> **MATERIAL FOR THIS EXERCISE**:
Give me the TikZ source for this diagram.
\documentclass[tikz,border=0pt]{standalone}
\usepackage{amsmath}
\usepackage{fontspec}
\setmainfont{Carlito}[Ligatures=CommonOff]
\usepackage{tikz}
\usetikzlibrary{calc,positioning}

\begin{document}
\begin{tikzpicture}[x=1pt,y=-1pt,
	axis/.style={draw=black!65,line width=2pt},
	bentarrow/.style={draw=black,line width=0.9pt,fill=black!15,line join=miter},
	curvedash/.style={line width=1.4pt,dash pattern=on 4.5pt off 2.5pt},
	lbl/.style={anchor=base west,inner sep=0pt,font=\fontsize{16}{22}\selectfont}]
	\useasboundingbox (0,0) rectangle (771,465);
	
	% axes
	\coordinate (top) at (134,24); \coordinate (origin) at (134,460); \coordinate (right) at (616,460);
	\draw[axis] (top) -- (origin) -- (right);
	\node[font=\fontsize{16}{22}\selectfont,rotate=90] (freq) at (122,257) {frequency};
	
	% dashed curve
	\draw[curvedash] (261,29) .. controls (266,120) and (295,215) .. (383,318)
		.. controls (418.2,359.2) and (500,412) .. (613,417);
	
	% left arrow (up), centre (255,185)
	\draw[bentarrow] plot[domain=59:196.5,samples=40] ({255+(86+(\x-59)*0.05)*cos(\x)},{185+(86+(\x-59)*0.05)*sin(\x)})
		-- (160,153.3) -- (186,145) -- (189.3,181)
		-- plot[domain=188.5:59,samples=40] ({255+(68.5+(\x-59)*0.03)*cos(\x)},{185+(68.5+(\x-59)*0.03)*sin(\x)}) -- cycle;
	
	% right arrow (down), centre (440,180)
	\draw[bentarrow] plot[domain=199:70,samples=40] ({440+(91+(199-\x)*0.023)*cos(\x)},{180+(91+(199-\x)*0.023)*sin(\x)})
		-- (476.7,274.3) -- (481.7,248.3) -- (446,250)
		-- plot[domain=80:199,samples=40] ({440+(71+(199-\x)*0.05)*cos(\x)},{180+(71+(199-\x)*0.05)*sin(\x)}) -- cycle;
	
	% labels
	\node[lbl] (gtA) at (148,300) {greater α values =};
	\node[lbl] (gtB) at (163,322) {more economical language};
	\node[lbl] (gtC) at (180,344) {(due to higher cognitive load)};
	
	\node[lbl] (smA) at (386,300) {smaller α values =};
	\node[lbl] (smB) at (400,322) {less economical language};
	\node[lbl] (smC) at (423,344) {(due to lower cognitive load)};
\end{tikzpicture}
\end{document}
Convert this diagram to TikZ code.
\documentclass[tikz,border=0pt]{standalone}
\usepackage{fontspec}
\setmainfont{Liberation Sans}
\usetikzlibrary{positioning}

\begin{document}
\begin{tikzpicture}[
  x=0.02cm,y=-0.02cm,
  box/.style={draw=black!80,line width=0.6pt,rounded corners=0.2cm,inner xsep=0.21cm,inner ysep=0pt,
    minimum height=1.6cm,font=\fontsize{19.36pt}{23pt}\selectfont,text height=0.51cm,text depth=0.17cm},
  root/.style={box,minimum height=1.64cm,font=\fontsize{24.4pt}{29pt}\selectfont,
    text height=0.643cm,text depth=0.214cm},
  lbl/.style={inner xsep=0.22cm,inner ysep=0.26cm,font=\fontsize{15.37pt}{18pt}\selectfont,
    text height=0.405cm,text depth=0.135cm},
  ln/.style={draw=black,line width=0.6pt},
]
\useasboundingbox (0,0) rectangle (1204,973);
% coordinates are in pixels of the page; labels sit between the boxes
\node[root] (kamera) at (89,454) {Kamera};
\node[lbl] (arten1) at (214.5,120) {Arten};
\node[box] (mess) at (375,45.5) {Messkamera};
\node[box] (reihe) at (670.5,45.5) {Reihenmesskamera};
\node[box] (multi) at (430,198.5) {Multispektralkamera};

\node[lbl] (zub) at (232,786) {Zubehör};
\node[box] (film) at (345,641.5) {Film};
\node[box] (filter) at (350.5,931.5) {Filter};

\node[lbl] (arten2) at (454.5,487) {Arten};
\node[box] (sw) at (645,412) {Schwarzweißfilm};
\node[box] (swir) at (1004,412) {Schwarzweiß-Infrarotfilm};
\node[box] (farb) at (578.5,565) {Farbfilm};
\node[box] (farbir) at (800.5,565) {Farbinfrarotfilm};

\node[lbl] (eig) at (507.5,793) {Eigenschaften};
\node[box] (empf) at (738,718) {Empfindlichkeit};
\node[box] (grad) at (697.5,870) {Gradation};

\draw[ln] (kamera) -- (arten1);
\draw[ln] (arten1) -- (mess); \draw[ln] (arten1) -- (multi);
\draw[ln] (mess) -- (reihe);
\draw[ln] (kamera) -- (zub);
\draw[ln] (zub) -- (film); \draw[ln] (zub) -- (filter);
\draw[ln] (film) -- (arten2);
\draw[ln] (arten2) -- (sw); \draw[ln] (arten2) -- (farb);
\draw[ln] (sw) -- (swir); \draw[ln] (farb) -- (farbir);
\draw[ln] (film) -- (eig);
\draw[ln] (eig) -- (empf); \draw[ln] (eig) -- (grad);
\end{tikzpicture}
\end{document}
==
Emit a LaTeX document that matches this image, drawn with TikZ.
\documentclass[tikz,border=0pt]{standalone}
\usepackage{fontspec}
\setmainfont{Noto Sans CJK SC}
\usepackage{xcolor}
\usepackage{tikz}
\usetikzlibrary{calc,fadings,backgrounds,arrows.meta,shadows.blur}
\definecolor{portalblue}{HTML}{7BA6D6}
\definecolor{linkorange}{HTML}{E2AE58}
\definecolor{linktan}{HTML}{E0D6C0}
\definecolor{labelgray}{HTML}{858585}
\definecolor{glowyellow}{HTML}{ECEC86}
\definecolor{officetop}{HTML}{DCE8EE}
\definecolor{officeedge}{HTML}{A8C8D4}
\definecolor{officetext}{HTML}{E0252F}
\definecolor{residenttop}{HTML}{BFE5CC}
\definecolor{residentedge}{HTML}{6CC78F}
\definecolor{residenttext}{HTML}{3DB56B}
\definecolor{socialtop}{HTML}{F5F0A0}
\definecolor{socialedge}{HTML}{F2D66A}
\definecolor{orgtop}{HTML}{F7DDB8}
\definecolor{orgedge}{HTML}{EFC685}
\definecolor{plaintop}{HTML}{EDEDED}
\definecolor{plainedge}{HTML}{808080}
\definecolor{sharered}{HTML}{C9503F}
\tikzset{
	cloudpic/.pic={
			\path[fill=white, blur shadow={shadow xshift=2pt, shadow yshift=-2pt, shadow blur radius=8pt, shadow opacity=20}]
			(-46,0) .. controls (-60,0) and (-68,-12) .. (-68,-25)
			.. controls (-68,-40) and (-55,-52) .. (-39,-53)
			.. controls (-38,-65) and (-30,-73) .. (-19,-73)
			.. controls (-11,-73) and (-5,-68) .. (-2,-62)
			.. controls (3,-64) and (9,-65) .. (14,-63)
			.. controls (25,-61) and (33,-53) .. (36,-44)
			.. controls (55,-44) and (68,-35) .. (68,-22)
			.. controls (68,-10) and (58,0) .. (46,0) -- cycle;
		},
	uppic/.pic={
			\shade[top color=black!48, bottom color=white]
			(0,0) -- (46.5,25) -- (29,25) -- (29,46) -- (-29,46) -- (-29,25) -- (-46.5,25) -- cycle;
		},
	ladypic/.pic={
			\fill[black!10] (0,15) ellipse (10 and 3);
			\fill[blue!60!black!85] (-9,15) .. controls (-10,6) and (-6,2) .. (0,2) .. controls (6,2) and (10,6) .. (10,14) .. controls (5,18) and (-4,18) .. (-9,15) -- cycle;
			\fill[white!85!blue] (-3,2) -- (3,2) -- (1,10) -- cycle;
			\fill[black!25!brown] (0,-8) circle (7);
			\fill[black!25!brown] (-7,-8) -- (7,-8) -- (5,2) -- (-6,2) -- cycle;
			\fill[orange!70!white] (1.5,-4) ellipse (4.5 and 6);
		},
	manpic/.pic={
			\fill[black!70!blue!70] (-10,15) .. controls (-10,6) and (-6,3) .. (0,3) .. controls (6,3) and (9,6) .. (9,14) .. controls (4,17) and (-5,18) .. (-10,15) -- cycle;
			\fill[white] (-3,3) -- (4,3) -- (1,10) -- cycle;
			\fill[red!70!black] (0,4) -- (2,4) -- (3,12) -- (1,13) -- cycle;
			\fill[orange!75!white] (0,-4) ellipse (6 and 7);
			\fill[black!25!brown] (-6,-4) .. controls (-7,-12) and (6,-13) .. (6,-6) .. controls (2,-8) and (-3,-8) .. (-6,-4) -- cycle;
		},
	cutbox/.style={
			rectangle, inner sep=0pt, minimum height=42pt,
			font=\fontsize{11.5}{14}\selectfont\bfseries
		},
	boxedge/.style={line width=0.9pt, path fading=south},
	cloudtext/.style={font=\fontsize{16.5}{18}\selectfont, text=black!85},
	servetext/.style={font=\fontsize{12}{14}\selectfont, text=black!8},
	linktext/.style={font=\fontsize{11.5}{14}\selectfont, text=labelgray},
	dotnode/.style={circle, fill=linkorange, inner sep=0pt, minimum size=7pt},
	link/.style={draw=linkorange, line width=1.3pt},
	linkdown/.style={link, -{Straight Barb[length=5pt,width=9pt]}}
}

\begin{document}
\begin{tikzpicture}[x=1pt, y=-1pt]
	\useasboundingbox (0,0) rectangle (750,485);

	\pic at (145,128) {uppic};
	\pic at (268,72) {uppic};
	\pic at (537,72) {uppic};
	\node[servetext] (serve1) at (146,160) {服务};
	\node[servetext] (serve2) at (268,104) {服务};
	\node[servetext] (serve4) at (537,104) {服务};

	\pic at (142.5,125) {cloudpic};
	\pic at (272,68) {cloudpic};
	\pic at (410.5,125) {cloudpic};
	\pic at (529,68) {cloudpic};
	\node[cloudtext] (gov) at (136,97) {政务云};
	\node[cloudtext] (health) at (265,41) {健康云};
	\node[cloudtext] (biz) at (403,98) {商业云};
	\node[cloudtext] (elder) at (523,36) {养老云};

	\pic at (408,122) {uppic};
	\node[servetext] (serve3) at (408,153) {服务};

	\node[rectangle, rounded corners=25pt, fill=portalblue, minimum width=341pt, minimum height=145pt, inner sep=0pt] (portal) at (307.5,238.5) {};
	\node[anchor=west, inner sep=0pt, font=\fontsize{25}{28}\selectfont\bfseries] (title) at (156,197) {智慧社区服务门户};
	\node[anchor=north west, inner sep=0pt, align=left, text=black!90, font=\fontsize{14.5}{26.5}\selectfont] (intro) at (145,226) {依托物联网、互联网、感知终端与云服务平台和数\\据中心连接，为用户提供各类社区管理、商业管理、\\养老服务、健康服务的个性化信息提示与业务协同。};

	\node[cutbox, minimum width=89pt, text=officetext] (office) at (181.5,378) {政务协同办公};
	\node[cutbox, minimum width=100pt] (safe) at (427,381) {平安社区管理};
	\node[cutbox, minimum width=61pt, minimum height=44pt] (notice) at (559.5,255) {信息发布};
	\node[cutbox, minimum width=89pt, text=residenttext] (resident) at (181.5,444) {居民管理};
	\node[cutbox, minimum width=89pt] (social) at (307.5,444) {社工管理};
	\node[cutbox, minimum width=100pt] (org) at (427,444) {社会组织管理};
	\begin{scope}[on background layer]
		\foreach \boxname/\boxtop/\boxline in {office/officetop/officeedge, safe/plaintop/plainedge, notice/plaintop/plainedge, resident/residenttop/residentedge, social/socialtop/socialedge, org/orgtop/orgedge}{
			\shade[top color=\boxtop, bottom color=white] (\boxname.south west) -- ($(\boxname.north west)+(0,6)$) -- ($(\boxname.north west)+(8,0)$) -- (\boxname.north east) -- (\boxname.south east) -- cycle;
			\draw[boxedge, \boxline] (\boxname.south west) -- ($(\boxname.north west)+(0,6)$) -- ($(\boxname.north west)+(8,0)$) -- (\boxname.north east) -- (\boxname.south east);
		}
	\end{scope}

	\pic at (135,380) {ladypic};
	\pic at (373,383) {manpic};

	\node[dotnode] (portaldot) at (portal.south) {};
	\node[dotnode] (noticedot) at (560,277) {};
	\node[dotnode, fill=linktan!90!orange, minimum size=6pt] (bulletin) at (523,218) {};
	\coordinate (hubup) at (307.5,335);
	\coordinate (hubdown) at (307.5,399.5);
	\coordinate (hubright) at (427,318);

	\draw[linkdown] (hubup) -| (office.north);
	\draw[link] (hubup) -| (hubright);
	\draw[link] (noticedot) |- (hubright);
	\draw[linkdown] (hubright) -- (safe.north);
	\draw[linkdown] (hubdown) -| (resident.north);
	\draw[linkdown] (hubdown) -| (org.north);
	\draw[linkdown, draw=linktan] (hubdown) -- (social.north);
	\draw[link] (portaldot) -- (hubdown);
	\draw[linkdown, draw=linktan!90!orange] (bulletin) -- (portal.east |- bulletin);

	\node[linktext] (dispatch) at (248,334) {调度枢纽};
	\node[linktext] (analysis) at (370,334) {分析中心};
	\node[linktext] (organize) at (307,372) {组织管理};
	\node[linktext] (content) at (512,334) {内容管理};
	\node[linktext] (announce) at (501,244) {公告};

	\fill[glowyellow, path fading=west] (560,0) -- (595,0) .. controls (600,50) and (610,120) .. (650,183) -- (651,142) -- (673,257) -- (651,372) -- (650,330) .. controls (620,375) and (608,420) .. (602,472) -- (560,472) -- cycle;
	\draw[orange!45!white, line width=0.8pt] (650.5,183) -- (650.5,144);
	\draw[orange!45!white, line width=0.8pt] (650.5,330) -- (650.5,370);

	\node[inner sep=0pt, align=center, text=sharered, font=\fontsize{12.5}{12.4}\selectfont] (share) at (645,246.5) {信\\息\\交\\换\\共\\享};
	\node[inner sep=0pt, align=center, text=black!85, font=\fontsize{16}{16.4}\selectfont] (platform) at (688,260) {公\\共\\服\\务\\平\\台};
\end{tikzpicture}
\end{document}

> **TASK DIRECTIONS**: Repeat the entries above verbatim, but only from the line that has "Give me the TikZ source for this diagram." down to the line that has "(freq) at (122,257)", inclusive.

> **RESULT OF THE EXERCISE**:
Give me the TikZ source for this diagram.
\documentclass[tikz,border=0pt]{standalone}
\usepackage{amsmath}
\usepackage{fontspec}
\setmainfont{Carlito}[Ligatures=CommonOff]
\usepackage{tikz}
\usetikzlibrary{calc,positioning}

\begin{document}
\begin{tikzpicture}[x=1pt,y=-1pt,
	axis/.style={draw=black!65,line width=2pt},
	bentarrow/.style={draw=black,line width=0.9pt,fill=black!15,line join=miter},
	curvedash/.style={line width=1.4pt,dash pattern=on 4.5pt off 2.5pt},
	lbl/.style={anchor=base west,inner sep=0pt,font=\fontsize{16}{22}\selectfont}]
	\useasboundingbox (0,0) rectangle (771,465);
	
	% axes
	\coordinate (top) at (134,24); \coordinate (origin) at (134,460); \coordinate (right) at (616,460);
	\draw[axis] (top) -- (origin) -- (right);
	\node[font=\fontsize{16}{22}\selectfont,rotate=90] (freq) at (122,257) {frequency};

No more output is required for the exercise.